Я не умру, мой друг. Дыханием цветов Себя я в этом мире обнаружу. Многовековый дуб мою живую душу Корнями обовьет, печален и суров. В его больших листах я дам приют уму, Я с помощью ветвей свои взлелею мысли. Чтоб над тобой они из тьмы лесов повисли И ты причастен был к сознанью моему.
Над головой твоей, далекий правнук мой, Я в небе пролечу, как медленная птица, Я вспыхну над тобой, как бледная зарница. Как летний дождь прольюсь, сверкая над травой. Нет в мире ничего прекрасней бытия. Безмолвный мрак могил — томление пустое. Я жизнь мою прожил, я не видал покоя: Покоя в мире нет. Повсюду жизнь и я.

Интересно отметить, что у Вернадского есть выражение: «всюдность жизни» (имеется в виду состояние биосферы). Но как же все-таки можно представить с научных позиций — да просто в реальности — единство явлений мертвой и живой природы? Какое из этих двух явлений преобладает? Или они действительно сплетены в неразрывный клубок?

Если речь идет об экосистемах, то Заболоцкий достаточно точно отобразил цепочки так называемых трофических связей — системы питания, где растения и микробы, ткани которых сотканы из земного праха и солнечных лучей, поедаются травоядными животными, а те, в свою очередь, идут в пищу плотоядным.

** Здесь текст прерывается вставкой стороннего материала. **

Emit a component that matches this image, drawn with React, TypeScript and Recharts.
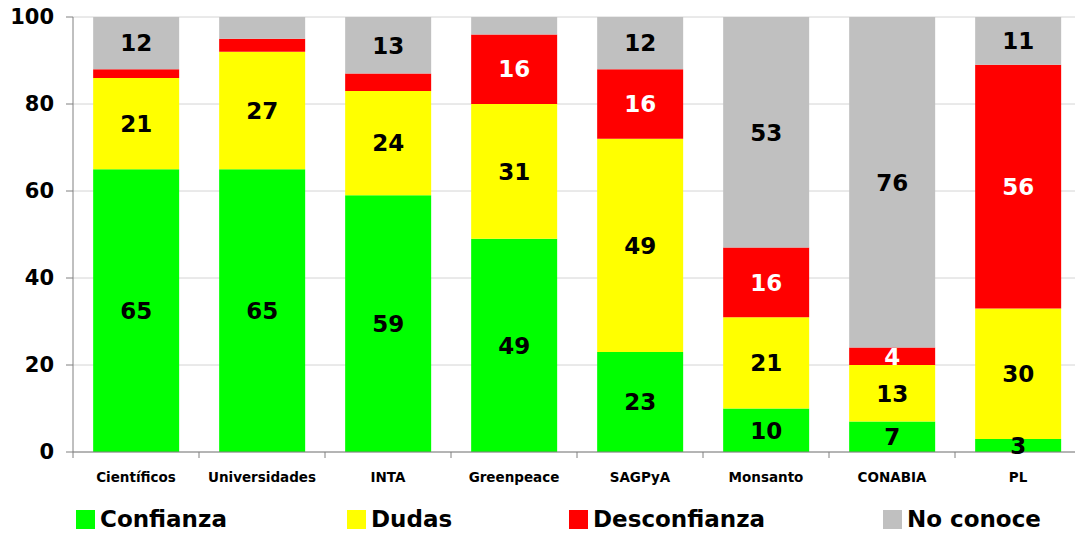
import { BarChart, Bar, XAxis, YAxis, CartesianGrid, LabelList } from "recharts";

const categories = ["Científicos", "Universidades", "INTA", "Greenpeace", "SAGPyA", "Monsanto", "CONABIA", "PL"];
const confianza = [65, 65, 59, 49, 23, 10, 7, 3];
const dudas = [21, 27, 24, 31, 49, 21, 13, 30];
const desconfianza = [2, 3, 4, 16, 16, 16, 4, 56];
const noConoce = [12, 5, 13, 4, 12, 53, 76, 11];
const yTicks = [0, 20, 40, 60, 80, 100];

// labels that the original leaves out (series key -> category indexes)
const hiddenLabels: Record<string, number[]> = {
  desconfianza: [0, 1, 2],
  noConoce: [1, 3],
};

const series = [
  { key: "confianza", name: "Confianza", color: "#00ff00", text: "#000000" },
  { key: "dudas", name: "Dudas", color: "#ffff00", text: "#000000" },
  { key: "desconfianza", name: "Desconfianza", color: "#ff0000", text: "#ffffff" },
  { key: "noConoce", name: "No conoce", color: "#c0c0c0", text: "#000000" },
];

const legendLeft = [76, 347, 569, 883];

const data = categories.map((name, i) => ({
  name,
  confianza: confianza[i],
  dudas: dudas[i],
  desconfianza: desconfianza[i],
  noConoce: noConoce[i],
}));

const FONT = "'DejaVu Sans', Verdana, sans-serif";

function XTick(props: any) {
  const { x, y, payload, width, index } = props;
  const band = width / categories.length;
  const axisY = y - 8;
  return (
    <g>
      <line x1={x - band / 2} x2={x - band / 2} y1={axisY} y2={axisY + 6} stroke="#808080" />
      {index === categories.length - 1 && (
        <line x1={x + band / 2} x2={x + band / 2} y1={axisY} y2={axisY + 6} stroke="#808080" />
      )}
      <text x={x} y={y + 22} textAnchor="middle" fontFamily={FONT} fontWeight="bold" fontSize={13.5} fill="#000">
        {payload.value}
      </text>
    </g>
  );
}

function makeLabel(key: string, color: string) {
  return (props: any) => {
    const { x, y, width, height, value, index } = props;
    if ((hiddenLabels[key] || []).includes(index)) return null;
    return (
      <text
        x={x + width / 2}
        y={y + height / 2}
        dy="0.36em"
        textAnchor="middle"
        fontFamily={FONT}
        fontWeight="bold"
        fontSize={23}
        fill={color}
      >
        {value}
      </text>
    );
  };
}

export default function App() {
  return (
    <div style={{ position: "relative", width: 1075, height: 533, overflow: "hidden", background: "#fff" }}>
      <style>{`body{margin:0;overflow:hidden}`}</style>
      <BarChart
        width={1090}
        height={533}
        data={data}
        margin={{ top: 17, right: 9, bottom: 0, left: 0 }}
        barCategoryGap="16%"
      >
        <CartesianGrid vertical={false} stroke="#d4d4d4" />
        <XAxis
          dataKey="name"
          height={81}
          axisLine={{ stroke: "#808080" }}
          tickLine={false}
          tick={<XTick />}
          interval={0}
        />
        <YAxis
          width={73}
          domain={[0, 100]}
          ticks={yTicks}
          axisLine={{ stroke: "#808080" }}
          tickLine={{ stroke: "#808080" }}
          tickSize={7}
          tickMargin={12}
          tick={{ fontFamily: FONT, fontWeight: "bold", fontSize: 21, fill: "#000" }}
        />
        {series.map((s) => (
          <Bar key={s.key} dataKey={s.key} stackId="a" fill={s.color} isAnimationActive={false}>
            <LabelList dataKey={s.key} content={makeLabel(s.key, s.text)} />
          </Bar>
        ))}
      </BarChart>
      {series.map((s, i) => (
        <div
          key={s.key}
          style={{
            position: "absolute",
            left: legendLeft[i],
            top: 506,
            display: "flex",
            alignItems: "center",
            fontFamily: FONT,
            fontWeight: "bold",
            fontSize: 23,
            color: "#000",
            whiteSpace: "nowrap",
          }}
        >
          <span style={{ display: "inline-block", width: 19, height: 19, background: s.color, marginRight: 5 }} />
          {s.name}
        </div>
      ))}
    </div>
  );
}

Здесь действительно происходит круговорот жизни и смерти… ради жизни! Ибо вся экологическая круговерть гарантирует устойчивое существование входящих в нее видов.

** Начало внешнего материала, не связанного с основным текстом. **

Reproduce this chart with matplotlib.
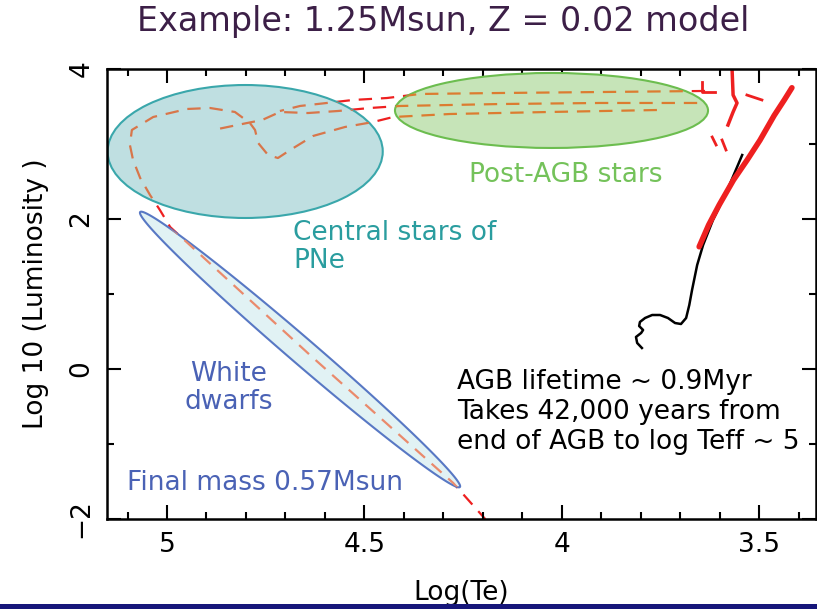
import numpy as np
import matplotlib
matplotlib.use("Agg")
import matplotlib.pyplot as plt
from matplotlib.patches import Ellipse, Polygon, Rectangle
from matplotlib.ticker import MultipleLocator

plt.rcParams['font.family'] = ['DejaVu Sans']

# pre-AGB (main sequence / RGB start), log Te vs log L
rgb_te = [3.797, 3.809, 3.812, 3.799, 3.794, 3.804, 3.802, 3.789, 3.771,
          3.751, 3.731, 3.713, 3.698, 3.685, 3.677, 3.670, 3.657, 3.642,
          3.617, 3.586, 3.543]
rgb_l = [0.28, 0.347, 0.427, 0.48, 0.52, 0.573, 0.627, 0.68, 0.72,
         0.72, 0.68, 0.613, 0.60, 0.68, 0.853, 1.053, 1.387, 1.653,
         1.987, 2.32, 2.853]

# giant branch + AGB
agb_te = [3.652, 3.628, 3.601, 3.565, 3.530, 3.498, 3.462, 3.436, 3.417]
agb_l = [1.63, 1.92, 2.19, 2.52, 2.79, 3.05, 3.38, 3.59, 3.75]

# thermal pulse bits near the AGB tip
pulse_te = [3.569, 3.566, 3.556, 3.566, 3.579]
pulse_l = [4.05, 3.653, 3.547, 3.427, 3.253]
flash_segs = [
    ([3.644, 3.644, 3.611], [3.827, 3.693, 3.693]),
    ([3.531, 3.493], [3.653, 3.587]),
    ([3.619, 3.609], [3.093, 2.987]),
    ([3.594, 3.584], [3.053, 2.92]),
]

# post-AGB tracks
track_a_te = [3.637, 3.903, 4.156, 4.359, 4.443, 4.529, 4.595, 4.663, 4.714]
track_a_l = [3.707, 3.693, 3.68, 3.667, 3.613, 3.587, 3.547, 3.507, 3.44]
track_b_te = [3.657, 3.903, 4.156, 4.41, 4.486, 4.567, 4.643, 4.714, 4.759,
              4.797, 4.871]
track_b_l = [3.547, 3.547, 3.533, 3.507, 3.48, 3.44, 3.413, 3.427, 3.32,
             3.28, 3.2]
# final track down to the white dwarf cooling sequence
track_c_te = [3.759, 4.03, 4.283, 4.427, 4.478, 4.549, 4.63, 4.688, 4.719,
              4.744, 4.769, 4.777, 4.79, 4.828, 4.891, 4.949, 5.035, 5.089,
              5.094, 5.086, 5.068, 5.043, 5.018, 4.992, 4.638, 4.275, 4.194]
track_c_l = [3.453, 3.427, 3.4, 3.36, 3.293, 3.227, 3.107, 2.92, 2.813,
             2.853, 3.013, 3.187, 3.28, 3.427, 3.48, 3.467, 3.36, 3.187,
             2.987, 2.787, 2.547, 2.32, 2.12, 1.893, 0.187, -1.52, -2.0]
tracks = [(track_a_te, track_a_l), (track_b_te, track_b_l),
          (track_c_te, track_c_l)]

# regions
pne_center, pne_size = (4.802, 2.90), (0.697, 1.773)
pagb_center, pagb_size = (4.026, 3.447), (0.793, 1.0)
wd_ends = [(5.068, 2.093), (4.258, -1.573)]

red = '#ee2020'
dash = (0, (6, 4))

fig = plt.figure(figsize=(8.17, 6.09), dpi=100)
ax = fig.add_axes([107/817, 1 - 519/609, (816 - 107)/817, (519 - 69)/609])
ax.set_xlim(5.152, 3.356)
ax.set_ylim(-2, 4)

for te, l in tracks:
    ax.plot(te, l, color=red, lw=1.6, linestyle=dash, zorder=1)

ax.plot(rgb_te, rgb_l, color='black', lw=1.8, zorder=1)
ax.plot(agb_te, agb_l, color=red, lw=4, solid_capstyle='round', zorder=1.2)
ax.plot(pulse_te, pulse_l, color=red, lw=2.5, zorder=1.2)
for te, l in flash_segs:
    ax.plot(te, l, color=red, lw=2, zorder=1.2)

# shaded regions, tracks seen through them in a softer orange
pne = Ellipse(pne_center, pne_size[0], pne_size[1], facecolor='#bfdfe1',
              edgecolor='#3aa7ab', lw=1.5, zorder=2)
pagb = Ellipse(pagb_center, pagb_size[0], pagb_size[1], facecolor='#c6e4b8',
               edgecolor='#6cbd4f', lw=1.5, zorder=2)

# thin tilted ellipse along the cooling track (built in pixel space)
p1, p2 = ax.transData.transform(wd_ends)
c = (p1 + p2) / 2
u = (p2 - p1) / 2
v = np.array([-u[1], u[0]]) / np.hypot(*u) * 13
t = np.linspace(0, 2 * np.pi, 200)
pts = c + np.outer(np.cos(t), u) + np.outer(np.sin(t), v)
pts = ax.transData.inverted().transform(pts)
wd = Polygon(pts, closed=True, facecolor='#e1f2f4', edgecolor='#5878c4',
             lw=1.5, zorder=2)

for patch, inner in [(pne, '#d8764a'), (pagb, '#dc7c30'), (wd, '#ea8a6c')]:
    ax.add_patch(patch)
    for te, l in tracks:
        ln, = ax.plot(te, l, color=inner, lw=1.6, linestyle=dash, zorder=2.5)
        ln.set_clip_path(patch)

fs = 19
ax.text(4.681, 1.627, 'Central stars of\nPNe', color='#2a9d9f', fontsize=fs,
        ha='left', va='center', linespacing=1.1, zorder=3)
ax.text(3.989, 2.587, 'Post-AGB stars', color='#74c25a', fontsize=fs,
        ha='center', va='center', zorder=3)
ax.text(4.843, -0.253, 'White\ndwarfs', color='#4a62b5', fontsize=fs,
        ha='center', va='center', linespacing=1.1, zorder=3)
ax.text(5.101, -1.52, 'Final mass 0.57Msun', color='#4a62b5', fontsize=fs,
        ha='left', va='center', zorder=3)
ax.text(4.265, -0.573,
        'AGB lifetime ~ 0.9Myr\nTakes 42,000 years from\nend of AGB to log Teff ~ 5',
        color='black', fontsize=fs, ha='left', va='center', zorder=3)

ax.xaxis.set_major_locator(MultipleLocator(0.5))
ax.xaxis.set_minor_locator(MultipleLocator(0.1))
ax.yaxis.set_major_locator(MultipleLocator(2))
ax.yaxis.set_minor_locator(MultipleLocator(1))
ax.set_xticks([5, 4.5, 4, 3.5])
ax.set_xticklabels(['5', '4.5', '4', '3.5'])
ax.tick_params(which='both', direction='in', top=True, right=True,
               labelsize=fs, width=1.5, pad=9)
ax.tick_params(which='major', length=10)
ax.tick_params(which='minor', length=5)
for lab in ax.get_yticklabels():
    lab.set_rotation(90)
    lab.set_va('center')
for s in ax.spines.values():
    s.set_linewidth(1.8)

ax.set_xlabel('Log(Te)', fontsize=fs, labelpad=16)
ax.set_ylabel('Log 10 (Luminosity )', fontsize=fs, labelpad=14)

fig.text(443/817, 1 - 22/609, 'Example: 1.25Msun, Z = 0.02 model',
         color='#3c1f47', fontsize=24, ha='center', va='center')

fig.patches.append(Rectangle((0, 0), 1, 5.5/609, transform=fig.transFigure,
                             facecolor='#16167a', edgecolor='none', zorder=10))

fig.savefig('out.png', dpi=100)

Но экосистема — понятие в значительной мере умозрительное. Называть ее единым организмом можно лишь более или менее условно. Иное дело вся область жизни — биосфера. Это самая настоящая пленка жизни на планете.

Некоторые ученые предлагают называть биосферой совокупность живых организмов (живое вещество — по Вернадскому). Однако организмы вовсе не образуют единой сферы, обволакивающей Землю. Они разобщены, а самое главное — неотрывны от среды обитания. Все атомы, слагающие их, лишь на очень недолгий срок входят в их плоть. Вслед за Кювье можно назвать организмы устойчивыми, хотя и не долговечными, вихрями атомов. И вся биосфера как целое — тоже совокупность устойчивых организованных вихрей атомов, круговоротов веществ и энергии. Ее с полным основанием следует считать организмом.